After scaling, `X_scaled` will have standardized values, which can improve the performance of algorithms sensitive to feature scales, such as gradient-based methods.

In [None]:
scaler = preprocessing.StandardScaler()
numerical_features = ["feature1", "feature2"]
scaled_data = scaler.fit_transform(data[numerical_features])

scaled_data_df = pd.DataFrame(scaled_data, columns=numerical_features)
scaled_data_df

In [None]:
plt.figure(figsize=(10, 6))
sns.scatterplot(data=scaled_data_df, x="feature1", y="feature2", s=100)
x_vals = scaled_data_df["feature1"]
y_vals = scaled_data_df["feature2"]
plt.plot(x_vals, y_vals, color="red", linestyle="--", label="line")
plt.title("Scatter Plot of Feature1 vs Feature2 by Category")
plt.xlabel("Feature 1")
plt.ylabel("Feature 2")
plt.legend(title="Category")
plt.show()

### 3.1.2 One-Hot Encoding

In [None]:
encoder = preprocessing.OneHotEncoder()
encoded_categories = encoder.fit_transform(data[["category"]])

In [None]:
encoded_categories.toarray()

In [None]:
encoded_categories_df = pd.DataFrame(
    encoded_categories.toarray(), columns=encoder.get_feature_names_out(["category"])
)


encoded_categories_df

In [None]:
plt.figure(figsize=(10, 6))
sns.heatmap(encoded_categories_df, annot=True, cmap="YlGnBu", cbar=True)
plt.title("Category One-Hot Encoding Heatmap")
plt.xlabel("Categories")
plt.ylabel("Samples")
plt.show()

### 3.2 Model Selection and Evaluation

Let's explore how to split data, train models, and evaluate their performance:

### 3.2.1 

- **`datasets.make_classification`**: This function generates a synthetic dataset with:
  - `n_samples=1000`: 1000 samples (data points).
  - `n_features=4`: 4 features (variables or predictors).
  - `n_classes=2`: 2 target classes (binary classification).
  - `random_state=42`: Ensures reproducibility of the dataset generation by fixing the random seed.
- **`X`**: Features of the dataset (input variables).
- **`y`**: Target variable (labels or outcomes).

In [None]:
# Create a synthetic classification dataset
X, y = datasets.make_classification(
    n_samples=1000, n_features=4, n_classes=2, random_state=42
)

X.shape, y.shape

In [None]:
sample_data = pd.DataFrame(X, columns=["x1", "x2", "x3", "x4"])
sample_data["y"] = y
sample_data.head()

In [None]:
# Pair plot
sns.pairplot(sample_data, hue="y", diag_kind="hist", corner=True)
plt.show()

- **`train_test_split`**: Splits the data into training and test sets.
  - `X` and `y` are the input features and target labels, respectively.
  - `test_size=0.2`: Allocates 20% of the data for testing and the remaining 80% for training.
  - `random_state=42`: Ensures reproducibility of the split.

  After this step:
  - **`X_train`**: 80% of the feature data for training.
  - **`X_test`**: 20% of the feature data for testing.
  - **`y_train`**: 80% of the target labels for training.
  - **`y_test`**: 20% of the target labels for testing.

In [None]:
# Split the data
X_train, X_test, y_train, y_test = model_selection.train_test_split(
    X, y, test_size=0.2, random_state=42
)

In [None]:
len(X_train), len(X_test), len(y_train), len(y_test)

- **`LogisticRegression()`**: Creates an instance of the Logistic Regression model (a classifier).
- **`fit(X_train, y_train)`**: Trains the model on the training data.
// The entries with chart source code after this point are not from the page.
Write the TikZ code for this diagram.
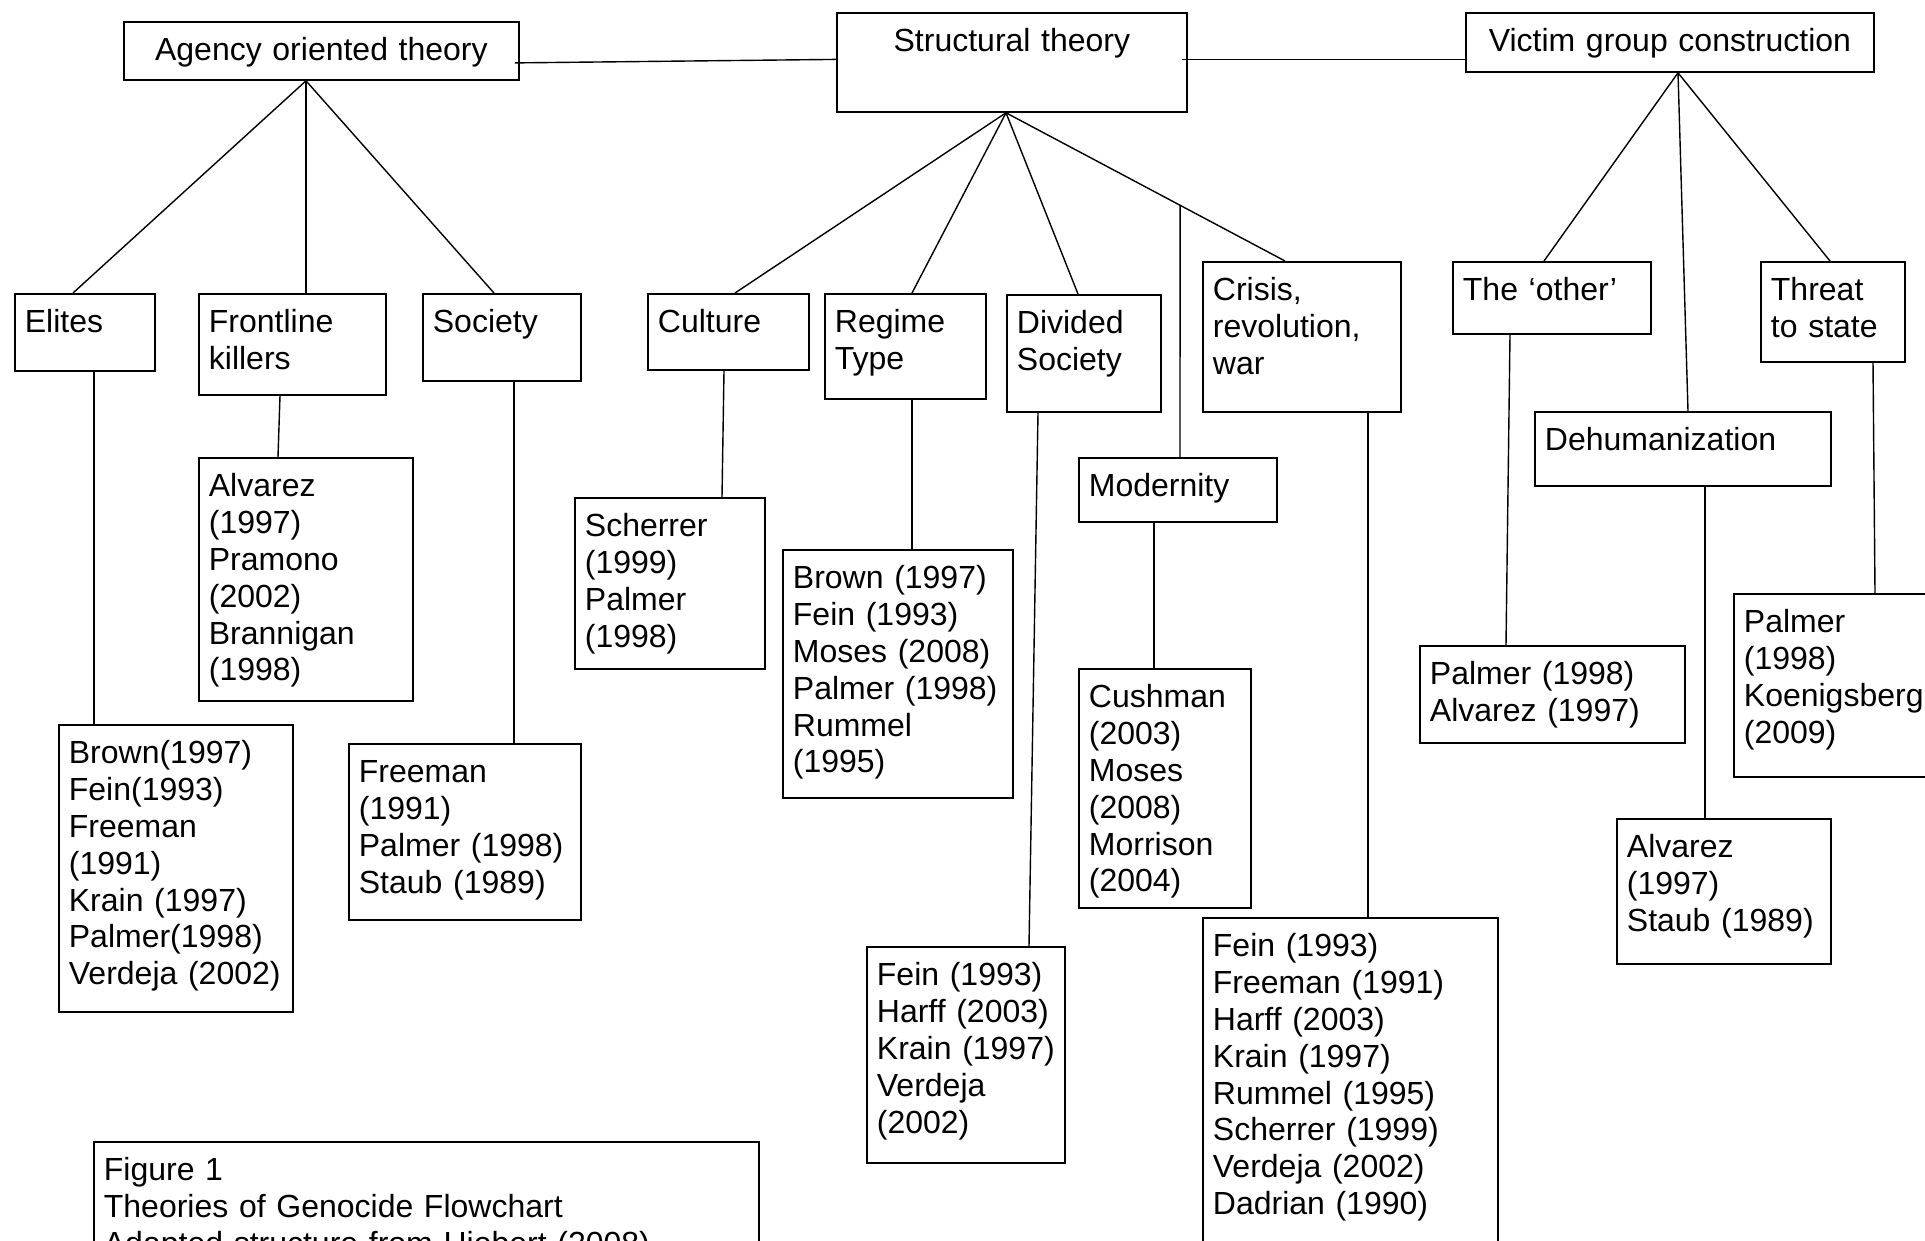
\documentclass[tikz,border=0pt]{standalone}
\usepackage{fontspec}
\setmainfont{Liberation Sans}
\newcommand\fs{\fontsize{32pt}{36.8pt}\selectfont}
\tikzset{
  box/.style={draw, line width=1.8pt, inner xsep=10pt, inner ysep=0pt, text height=39pt,
              align=left, anchor=north west, font=\fs},
  cbox/.style={box, align=center},
  conn/.style={line width=1.4pt},
}
\begin{document}
\begin{tikzpicture}[x=1pt,y=-1pt]
\fill[white] (0,0) rectangle (1925,1240);
\useasboundingbox (0,0) rectangle (1925,1240);

% top level
\node[cbox, text width=375pt, text depth=19pt] (agency) at (123,21) {Agency oriented theory};
\node[cbox, text width=330pt, text depth=60pt] (structural) at (836,12) {Structural theory};
\node[cbox, text width=388pt, text depth=20pt] (victim) at (1465,12) {Victim group construction};

% categories
\node[box, text width=120pt, text depth=38pt] (elites) at (14,293) {Elites};
\node[box, text width=167pt, text depth=62pt] (frontline) at (198,293) {Frontline\\killers};
\node[box, text width=138pt, text depth=48pt] (society) at (422,293) {Society};
\node[box, text width=141pt, text depth=37pt] (culture) at (647,293) {Culture};
\node[box, text width=141pt, text depth=66pt] (regime) at (824,293) {Regime\\Type};
\node[box, text width=134pt, text depth=78pt] (divided) at (1006,294) {Divided\\Society};
\node[box, text width=178pt, text depth=111pt] (crisis) at (1202,261) {Crisis,\\revolution,\\war};
\node[box, text width=178pt, text depth=25pt] (modernity) at (1078,457) {Modernity};
\node[box, text width=178pt, text depth=33pt] (other) at (1452,261) {The ‘other’};
\node[box, text width=276pt, text depth=35pt] (dehum) at (1534,411) {Dehumanization};
\node[box, text width=124pt, text depth=61pt] (threat) at (1760,261) {Threat\\to~state};

% reference lists
\node[box, text width=214pt, text depth=248pt] (elitesref) at (58,724)
  {Brown(1997)\\Fein(1993)\\Freeman\\(1991)\\Krain~(1997)\\Palmer(1998)\\Verdeja~(2002)};
\node[box, text width=194pt, text depth=204pt] (frontref) at (198,457)
  {Alvarez\\(1997)\\Pramono\\(2002)\\Brannigan\\(1998)};
\node[box, text width=212pt, text depth=137pt] (societyref) at (348,743)
  {Freeman\\(1991)\\Palmer~(1998)\\Staub~(1989)};
\node[box, text width=170pt, text depth=132pt] (cultureref) at (574,497)
  {Scherrer\\(1999)\\Palmer\\(1998)};
\node[box, text width=210pt, text depth=209pt] (regimeref) at (782,549)
  {Brown~(1997)\\Fein~(1993)\\Moses~(2008)\\Palmer~(1998)\\Rummel\\(1995)};
\node[box, text width=178pt, text depth=177pt] (dividedref) at (866,946)
  {Fein~(1993)\\Harff~(2003)\\Krain~(1997)\\Verdeja\\(2002)};
\node[box, text width=152pt, text depth=200pt] (modref) at (1078,668)
  {Cushman\\(2003)\\Moses\\(2008)\\Morrison\\(2004)};
\node[box, text width=275pt, text depth=321pt] (crisisref) at (1202,917)
  {Fein~(1993)\\Freeman~(1991)\\Harff~(2003)\\Krain~(1997)\\Rummel~(1995)\\Scherrer~(1999)\\Verdeja~(2002)\\Dadrian~(1990)};
\node[box, text width=245pt, text depth=58pt] (otherref) at (1419,645)
  {Palmer~(1998)\\Alvarez~(1997)};
\node[box, text width=194pt, text depth=106pt] (dehumref) at (1616,818)
  {Alvarez\\(1997)\\Staub~(1989)};
\node[box, text width=210pt, text depth=144pt] (threatref) at (1733,593)
  {Palmer\\(1998)\\Koenigsberg\\(2009)};

% caption
\node[box, text width=645pt, text depth=161pt] (caption) at (93,1141)
  {Figure~1\\Theories~of~Genocide~Flowchart\\Adapted~structure~from~Hiebert~(2008)};

% top connectors
\draw[conn] ([xshift=-5pt,yshift=-12pt]agency.east) -- ([yshift=3pt]structural.west);
\draw[conn] ([xshift=-6pt,yshift=3pt]structural.east) -- ([yshift=-17pt]victim.west);

% apexes
\coordinate (aapex) at ([xshift=183pt]agency.south west);
\coordinate (sapex) at ([xshift=170pt]structural.south west);
\coordinate (vapex) at ([xshift=213pt]victim.south west);

% agency fan
\draw[conn] (aapex) -- ([xshift=59pt]elites.north west);
\draw[conn] (aapex) -- ([xshift=108pt]frontline.north west);
\draw[conn] (aapex) -- ([xshift=72pt]society.north west);

% structural fan
\coordinate (crtop) at ([xshift=83pt]crisis.north west);
\draw[conn] (sapex) -- ([xshift=88pt]culture.north west);
\draw[conn] (sapex) -- ([xshift=88pt]regime.north west);
\draw[conn] (sapex) -- ([xshift=72pt]divided.north west);
\draw[conn] (sapex) -- (crtop);
\coordinate (modtop) at ([xshift=102pt]modernity.north west);
\coordinate (modup) at ([xshift=102pt,yshift=400pt]modernity.north west);
\draw[conn] (intersection of sapex--crtop and modtop--modup) -- (modtop);

% victim fan
\draw[conn] (vapex) -- ([xshift=92pt]other.north west);
\draw[conn] (vapex) -- ([xshift=154pt]dehum.north west);
\draw[conn] (vapex) -- ([xshift=70pt]threat.north west);

% category to list
\draw[conn] ([xshift=80pt]elites.south west) -- ([xshift=36pt]elitesref.north west);
\draw[conn] ([xshift=82pt]frontline.south west) -- ([xshift=80pt]frontref.north west);
\draw[conn] ([xshift=92pt]society.south west) -- ([xshift=166pt]societyref.north west);
\draw[conn] ([xshift=77pt]culture.south west) -- ([xshift=148pt]cultureref.north west);
\draw[conn] ([xshift=88pt]regime.south west) -- ([xshift=130pt]regimeref.north west);
\draw[conn] ([xshift=32pt]divided.south west) -- ([xshift=163pt]dividedref.north west);
\draw[conn] ([xshift=76pt]modernity.south west) -- ([xshift=76pt]modref.north west);
\draw[conn] ([xshift=166pt]crisis.south west) -- ([xshift=166pt]crisisref.north west);
\draw[conn] ([xshift=58pt]other.south west) -- ([xshift=87pt]otherref.north west);
\draw[conn] ([xshift=171pt]dehum.south west) -- ([xshift=89pt]dehumref.north west);
\draw[conn] ([xshift=113pt]threat.south west) -- ([xshift=142pt]threatref.north west);
\end{tikzpicture}
\end{document}
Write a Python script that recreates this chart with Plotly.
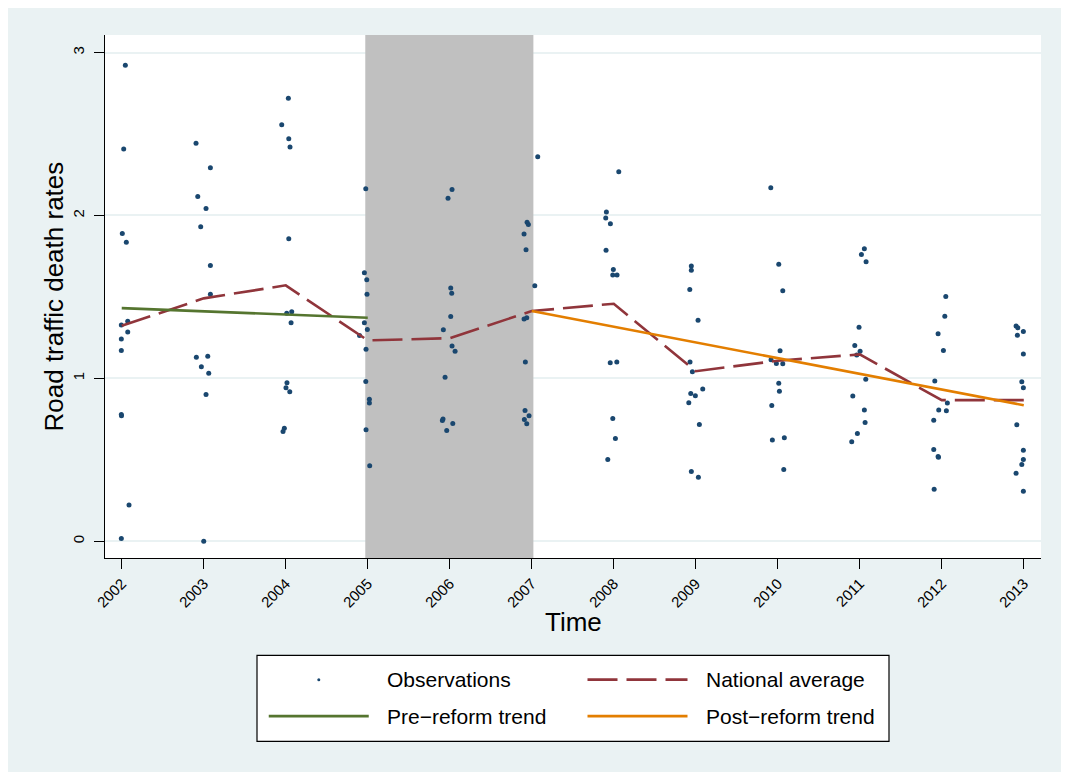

The model learns the relationship between `X_train` (input features) and `y_train` (target labels).

In [None]:
# Train a logistic regression model
clf = linear_model.LogisticRegression()
clf.fit(X_train, y_train)

- **`predict(X_test)`**: Uses the trained model (`clf`) to predict the target labels (`y_pred`) for the test data (`X_test`).

In [None]:
# Make predictions
y_pred = clf.predict(X_test)

In [None]:
for x_, y_ in zip(X_test[:5], y_test[:5]):
    print(f"Input: {x_} Actual: ({y_}) -> Prediction: {clf.predict([x_])[0]}")
    print("-----")

- **`metrics.classification_report`**: This function computes several classification metrics:
  - **Precision**: The ratio of correctly predicted positive observations to the total predicted positives.
  - **Recall**: The ratio of correctly predicted positive observations to all actual positives.
  - **F1-Score**: The harmonic mean of precision and recall.
  - **Support**: The number of actual occurrences of each class in the dataset.

In [None]:
# Evaluate performance
print(metrics.classification_report(y_test, y_pred))

- **`cross_val_score(clf, X, y, cv=5)`**: Performs k-fold cross-validation (with `cv=5`, i.e., 5 folds) to evaluate the model’s performance.
  - The data (`X`, `y`) is split into 5 different subsets (folds), and for each fold, the model is trained on the other 4 folds and evaluated on the remaining fold.
  - **`cv_scores`**: An array of scores (usually accuracy) from each fold.
  
- **`cv_scores.mean()`**: The average performance score across the 5 folds.
- **`cv_scores.std()`**: The standard deviation of the cross-validation scores, which provides insight into the model's performance consistency.
- **`cv_scores.std() * 2`**: Displays the "approximate" 95% confidence interval around the mean score, assuming a normal distribution.

In [None]:
# Cross-validation
cv_scores = model_selection.cross_val_score(clf, X, y, cv=5)
print(f"\nCross-validation scores: {cv_scores}")
print(f"Average CV score: {cv_scores.mean():.3f} ± {cv_scores.std()*2:.3f}")

### 3.3 Pipelines

Pipelines are a powerful tool for combining multiple steps into a single estimator:

In [None]:
from sklearn.pipeline import Pipeline
from sklearn.preprocessing import StandardScaler
from sklearn.linear_model import LogisticRegression

# Create a pipeline
pipeline = Pipeline(
    [("scaler", StandardScaler()), ("classifier", LogisticRegression())]
)

# Train and evaluate the pipeline
pipeline.fit(X_train, y_train)
pipeline_pred = pipeline.predict(X_test)

print("Pipeline Classification Report:")
print(metrics.classification_report(y_test, pipeline_pred))